Dans Constantinople n’attend plus personne, anthologie de trente ans de poésie composée par Mehmet Yashin lui-même et traduite par Alain Mascarou aux éditions Bleu Autour en 2008, le poète chypriote - considéré comme l’un des plus grands auteurs turcophones vivant - nous livrait l’espace fêlé de son identité, prise en étau entre tradition grecque et tradition turque sur fond de troubles politiques et militaires.
« La rencontre de Sapho et de Rûmi », traduite par Alain Mascarou et Asli Aktug, extraite d’un des derniers recueils de Mehmet Yashin, Dans le temps, le cœur est resté (Kalbim Durmus Zamanda, Istanbul, 2009) et publiée par le Centre International de Poésie de Marseille en 2014, tisse à nouveau un réseau de correspondances entre orient et occident, cette fois-ci à travers deux héritages littéraires, celui de Sapho et celui de Rûmi, le « Mevlânâ ».
Le recueil, où le lyrisme doux prend parfois la forme de l’essai ou du commentaire littéraire, donne la remarquable impression de construire a posteriori une longue poésie à six mains où les voix de Yashin, Rûmi et Sapho à plus de deux mille cinq ans d’écart s’interrogent et se répondent sur l’éternelle question de l’amour, profane et mystique :
« Si tu la rencontres n’attends pas, pars » dit ainsi Sapho dès l’exergue
« Si un souffle t’enlève, tu as rencontré celui qui t’attendait » lui répond Rûmi.
Le cœur saisi et traversé d’amour des poètes scande ainsi chacune des dix sections du recueil, se gorgeant de métaphores :
« Les fleurs soupirent » dit Yashin
« L’amour fléchissant, tordant le chêne de la montagne,/secouant les branches les plus fleuries,/a fait vaciller ma raison, elle s’est effacée devant mon cœur » murmure en écho Sapho.

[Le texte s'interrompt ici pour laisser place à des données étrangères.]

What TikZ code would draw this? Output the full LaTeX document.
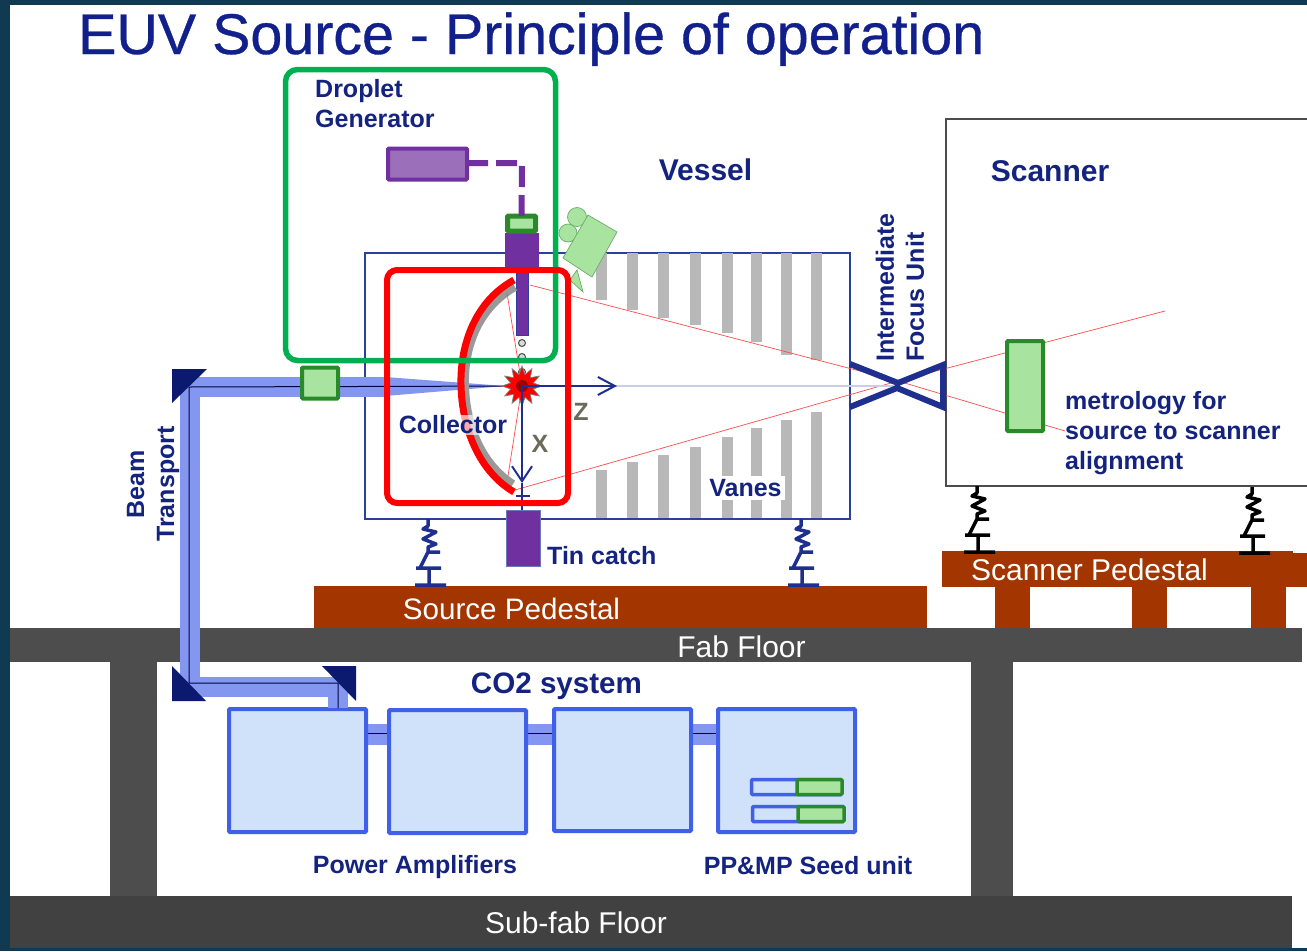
\documentclass[tikz,border=0pt]{standalone}
\usepackage{fontspec}
\setmainfont{Liberation Sans}
\newfontfamily\titlefont[FakeBold=0.6]{Liberation Sans}
\usepackage{xcolor}
\usetikzlibrary{arrows.meta, shapes.geometric}
\definecolor{navytext}{HTML}{14237F}
\definecolor{edgeblue}{HTML}{2B3F9E}
\definecolor{navyline}{HTML}{1F2F90}
\definecolor{mirrorblue}{HTML}{0B1A6E}
\definecolor{beamblue}{HTML}{8497F0}
\definecolor{ampblue}{HTML}{CFE2F9}
\definecolor{ampedge}{HTML}{4060E8}
\definecolor{floorgray}{HTML}{4D4D4D}
\definecolor{pedestal}{HTML}{A33600}
\definecolor{lightgreen}{HTML}{A8E4A0}
\definecolor{darkgreen}{HTML}{2A8A2A}
\definecolor{framegreen}{HTML}{00B050}
\definecolor{purpledark}{HTML}{7030A0}
\definecolor{purplelight}{HTML}{9B6FBA}
\definecolor{slide}{HTML}{0F3A52}
\definecolor{axisgray}{HTML}{6B6B5A}

\begin{document}
\begin{tikzpicture}[
    x=1pt, y=-1pt,
    block/.style={rectangle, inner sep=0pt, outer sep=0pt},
    floorbar/.style={block, fill=floorgray, text=white, font=\fontsize{30}{30}\selectfont},
    pedbar/.style={block, fill=pedestal},
    ampbox/.style={block, draw=ampedge, fill=ampblue, line width=4pt, rounded corners=1pt},
    greenbox/.style={block, draw=darkgreen, fill=lightgreen, line width=4pt, rounded corners=1pt},
    purplebox/.style={block, draw=purpledark, fill=purpledark},
    mirror/.style={fill=mirrorblue},
    vane/.style={fill=black!28},
    ray/.style={draw=red!70!white, line width=0.7pt},
    beamband/.style={draw=beamblue, line width=20pt},
    beamline/.style={draw=black!75!blue, line width=1pt},
    axis/.style={draw=navyline, line width=2pt, -{Straight Barb[length=15pt,width=20pt,line width=2pt]}},
    label/.style={text=navytext, font=\fontsize{25}{30}\selectfont\bfseries, inner sep=0pt},
    biglabel/.style={text=navytext, font=\fontsize{30}{30}\selectfont\bfseries, inner sep=0pt},
    axislabel/.style={text=axisgray, font=\fontsize{25}{25}\selectfont\bfseries, inner sep=0pt},
    spring/.pic={
        \draw[line width=3.5pt, line join=round] (0,0) -- (0,7) -- (-5,10) -- (8,13) -- (-5,20) -- (8,25) -- (0,28) -- (0,33) -- (12,33)
            (0,33) -- (-8,49) (-12,49) -- (13,49) (1,49) -- (1,66) (-13,66) -- (18,66);
    },
    ]

    \useasboundingbox (0,0) rectangle (1307,951);
    % slide background
    \fill[white] (0,0) rectangle (1307,951);
    \fill[slide] (0,0) rectangle (10,951);
    \fill[slide] (0,0) rectangle (1307,5);
    \fill[slide] (0,948) rectangle (1307,951);

    \node[label, text=navytext!90!blue, font=\fontsize{57.4}{60}\titlefont, anchor=base west] (title) at (78,54) {EUV Source - Principle of operation};

    % floors and pedestals
    \node[floorbar, minimum width=47pt, minimum height=234pt] (pillarl) at (133.5,779) {};
    \node[floorbar, minimum width=42pt, minimum height=234pt] (pillarr) at (992,779) {};
    \node[floorbar, minimum width=1292pt, minimum height=34pt] (fabfloor) at (656,645) {};
    \node[text=white, font=\fontsize{30}{30}\selectfont, inner sep=0pt] (fabtext) at (741.5,647) {Fab Floor};
    \node[floorbar, fill=floorgray!85!black, minimum width=1282pt, minimum height=52pt] (subfloor) at (651,922) {};
    \node[text=white, font=\fontsize{30}{30}\selectfont, inner sep=0pt] (subtext) at (576,923) {Sub-fab Floor};
    \node[pedbar, minimum width=613pt, minimum height=42pt] (srcped) at (620.5,607) {};
    \node[text=white, font=\fontsize{29.6}{30}\selectfont, inner sep=0pt] (srctext) at (511.5,609) {Source Pedestal};
    \node[pedbar, minimum width=365pt, minimum height=34pt] (scanped) at (1124.5,570) {};
    \node[pedbar, minimum width=351pt, minimum height=3pt] (scanlip) at (1117.5,552) {};
    \node[text=white, font=\fontsize{30}{30}\selectfont, inner sep=0pt] (scantext) at (1089.5,570) {Scanner Pedestal};
    \foreach \legx/\legname in {1012.5/lega, 1149/legb, 1268.5/legc} {
        \node[pedbar, minimum width=35pt, minimum height=41pt] (\legname) at (\legx,607.5) {};
    }

    % scanner and vessel
    \node[block, draw=black!70, fill=white, line width=1.5pt, minimum width=380pt, minimum height=367pt] (scanner) at (1136,302.5) {};
    \node[block, draw=edgeblue, line width=1.5pt, minimum width=485pt, minimum height=266pt] (vessel) at (607.5,386) {};

    % vanes: x, bottom of upper vane, top of lower vane
    \foreach \vx/\vtop/\vlow in {601/300/470, 632/310/462, 663/318/455, 695/325/447, 727/333/437, 756/342/428, 786/355/420, 816/360/412} {
        \fill[vane] (\vx-5.5,253) rectangle (\vx+5.5,\vtop);
        \fill[vane] (\vx-5.5,\vlow) rectangle (\vx+5.5,518);
    }
    \node[label, fill=white, inner sep=3pt] (vanes) at (745.5,488) {Vanes};

    % CO2 system
    \coordinate (stubend) at (338,708);
    \draw[beamband, line width=21pt] (338,734) -- (720,734);
    \draw[beamline] (338,733) -- (720,733);
    \node[ampbox, minimum width=137pt, minimum height=123pt] (amp1) at (297.5,770.5) {};
    \node[ampbox, minimum width=137pt, minimum height=123pt] (amp2) at (457.5,771.5) {};
    \node[ampbox, minimum width=137pt, minimum height=122pt] (amp3) at (622.5,770) {};
    \node[ampbox, minimum width=137pt, minimum height=123pt] (seed) at (786.5,770.5) {};
    \node[ampbox, line width=3.5pt, minimum width=90pt, minimum height=15pt] (seeda) at (796.5,787) {};
    \node[greenbox, line width=3.5pt, minimum width=45pt, minimum height=15pt] (seedag) at (819.5,787) {};
    \node[ampbox, line width=3.5pt, minimum width=91pt, minimum height=15pt] (seedb) at (798,814) {};
    \node[greenbox, line width=3.5pt, minimum width=46pt, minimum height=15pt] (seedbg) at (821,814) {};

    % beam transport
    \coordinate (m1) at (189.5,386.5);
    \coordinate (m2) at (189.5,686.5);
    \coordinate (m3) at (338,686.5);
    \coordinate (beamin) at (385,386.5);
    \coordinate (focus) at (522,386);
    \draw[beamband] (beamin) -- (m1) -- (m2) -- (m3) -- (stubend);
    \fill[beamblue] (385,377) -- (505,386) -- (385,396) -- cycle;
    \draw[beamline] (focus) -- (189,387) -- (189,683) -- (338,683) -- (stubend);
    \fill[mirror] (172,369) -- (207,369) -- (172,403) -- cycle;
    \fill[mirror] (172,666) -- (206,701) -- (172,701) -- cycle;
    \fill[mirror] (322,666) -- (356,666) -- (356,701) -- cycle;
    \node[greenbox, minimum width=36pt, minimum height=31pt] (window) at (320,383) {};

    % droplet generator
    \node[block, draw=purpledark, fill=purplelight, line width=4pt, rounded corners=1pt, minimum width=79pt, minimum height=31pt] (dropbox) at (427.5,164) {};
    \node[purplebox, minimum width=33pt, minimum height=36pt] (nozzle) at (521.5,251) {};
    \node[greenbox, line width=5pt, minimum width=28pt, minimum height=15pt] (nozzlecap) at (521.5,223.5) {};
    \node[purplebox, draw=edgeblue, minimum width=12pt, minimum height=67pt] (tube) at (522,301.5) {};
    \draw[purpledark, line width=6pt, dash pattern=on 21pt off 8pt] (dropbox.east |- 0,163) -- (522,163) -- (nozzlecap.north);
    \foreach \dy/\dname in {343/da, 357/db, 372/dc} {
        \node[circle, draw=black!70, fill=black!15, line width=1pt, inner sep=0pt, minimum width=7pt, minimum height=6pt] (\dname) at (522,\dy) {};
    }
    \node[block, fill=purpledark, draw=edgeblue!70, minimum width=34pt, minimum height=56pt] (tincatch) at (523,538) {};

    % camera
    \fill[lightgreen, draw=darkgreen!70, line width=0.7pt] (577,270) -- (583,292) -- (570,280) -- cycle;
    \node[circle, fill=lightgreen, draw=darkgreen!70, line width=0.7pt, minimum size=18pt, inner sep=0pt] (reela) at (568,233) {};
    \node[circle, fill=lightgreen, draw=darkgreen!70, line width=0.7pt, minimum size=19pt, inner sep=0pt] (reelb) at (577,217) {};
    \fill[lightgreen, draw=darkgreen!70, line width=0.7pt] (588,215) -- (617,232) -- (592,277) -- (563,258) -- cycle;

    % collector
    \draw[black!40, line width=8pt] (515,287) .. controls (475,310) and (464,352) .. (465,385) .. controls (466,428) and (483,465) .. (513,484);
    \draw[red, line width=7pt] (514,280) .. controls (472,303) and (460,350) .. (461,385) .. controls (462,430) and (480,472) .. (514,492);

    % rays
    \coordinate (rayatop) at (530,285);
    \coordinate (raybot) at (515,490);
    \coordinate (ifocus) at (898,381);
    \coordinate (rayaend) at (1065,431);
    \coordinate (raybend) at (1165,311);
    \coordinate (raytopin) at (507,293);
    \coordinate (raylowin) at (508,476);
    \draw[ray] (rayatop) -- (ifocus) -- (rayaend);
    \draw[ray] (raybot) -- (ifocus) -- (raybend);
    \draw[ray] (raytopin) -- (focus) -- (raylowin);
    \draw[edgeblue!25, line width=1.5pt] (focus) -- (ifocus |- focus);

    % axes and plasma
    \node[star, star points=12, star point ratio=1.7, minimum size=40pt, inner sep=0pt, fill=red, draw=black!50, line width=0.7pt] (plasma) at (focus) {};
    \node[circle, fill=red!60!black, minimum size=12pt, inner sep=0pt] (plasmacore) at (focus) {};
    \coordinate (zend) at (617,386);
    \coordinate (xend) at (522,483);
    \coordinate (xstem) at (522,510);
    \draw[axis, -{Straight Barb[length=17pt,width=18pt,line width=2pt]}] (focus) -- (zend);
    \draw[axis] (focus) -- (xend);
    \draw[navyline, line width=1.5pt] (xend) -- (xstem);
    \draw[navyline, line width=2pt] (516,496) -- (530,496);
    \node[axislabel] (zlabel) at (581,412) {Z};
    \node[axislabel] (xlabel) at (540,444) {X};

    % intermediate focus and scanner metrology
    \draw[navyline, line width=6pt, line join=miter] (850,364) -- (898,383) -- (943,365) -- (943,407) -- (897,388) -- (850,407);
    \node[greenbox, minimum width=36pt, minimum height=90pt] (metrobox) at (1025,386) {};

    % frames
    \node[block, draw=framegreen, line width=5.5pt, rounded corners=12pt, minimum width=270pt, minimum height=291pt] (dropframe) at (420.5,215) {};
    \node[block, draw=red, line width=6pt, rounded corners=10pt, minimum width=181pt, minimum height=233pt] (colframe) at (477.5,386.5) {};

    % springs
    \pic[draw=navyline] at (428,519) {spring};
    \pic[draw=navyline] at (801,519) {spring};
    \pic[draw=black] at (977,486) {spring};
    \pic[draw=black] at (1252,487) {spring};

    % labels
    \node[label, align=left, anchor=north west] (droptext) at (315,79) {Droplet\\Generator};
    \node[biglabel] (vesseltext) at (705.5,170) {Vessel};
    \node[biglabel] (scannertext) at (1050,171) {Scanner};
    \node[label, fill=white, fill opacity=0.65, text opacity=1, inner sep=1pt] (coltext) at (453,425) {Collector};
    \node[label, anchor=west] (tintext) at (547,556) {Tin catch};
    \node[biglabel, font=\fontsize{29.6}{30}\selectfont\bfseries] (co2text) at (556.5,686) {CO2 system};
    \node[label] (powertext) at (415,867) {Power Amplifiers};
    \node[label] (seedtext) at (808,866) {PP\&MP Seed unit};
    \node[label, align=left, anchor=north west] (metrotext) at (1065,391) {metrology for\\source to scanner\\alignment};
    \node[label, align=center, rotate=90] (beamtext) at (153,484) {Beam\\Transport};
    \node[label, align=left, rotate=90, anchor=west] (iftext) at (900,362) {Intermediate\\Focus Unit};
\end{tikzpicture}
\end{document}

« ‘Fleur’ ai-je dit, ‘si menue d’apparence,/Comment as-tu pu t’épanouir si soudain ? » répond Rûmi.
Cet amour, célébré à travers les figures de l’être aimé – Shems chez Mevlânâ ou la jeune femme chez Sapho, dépasse néanmoins son objet pour atteindre à la « rencontre perpétuelle » qui est union mystique avec l’univers. La danse et le chant des poètes embrassent alors le monde et le transcendent, car leur chant d’amour, comme l’écrit Yashin, dépasse toutes les catégories étriquées terrestres :
« Il y en a qui voient dans le miroir de Mevlânâ la supériorité de l’Orient, la figure de l’Islam, et d’autres montrent le visage d’une Sapho vue à travers le classicisme, le féminisme, l’homosexualité… Eux ne sont ni ceci ni cela. Ils ont aimé l’Orient comme l’Occident, l’homme comme la femme, le mortel comme l’immortel »
Ce n’est d’ailleurs qu’au sein de la poésie qui est espace de transcendance que la rencontre peut avoir lieu, et l’amour devenir véritablement amour. Aussi le chant qui le célèbre, pour exister, se fait nécessairement poème :
« L’amour, par ses débordements dus à l’être aimé, en singularisant toute existence, la tourne en poésie » écrit Yashin.
Le poème devient alors le lieu ultime et total de la « rencontre-perpétuelle », « deux pétales qui transforment l’existence universelle en fleur pure de la Création ».
Lire « la rencontre de Saphô et de Rûmi », c’est donc se livrer à cette rencontre pure, celle de « Sapho depuis 2600 ans » et de « Rûmi depuis 800 ans », et ainsi, comme l’écrit Yashin, « s’ouvrir à la poésie innombrable du monde ».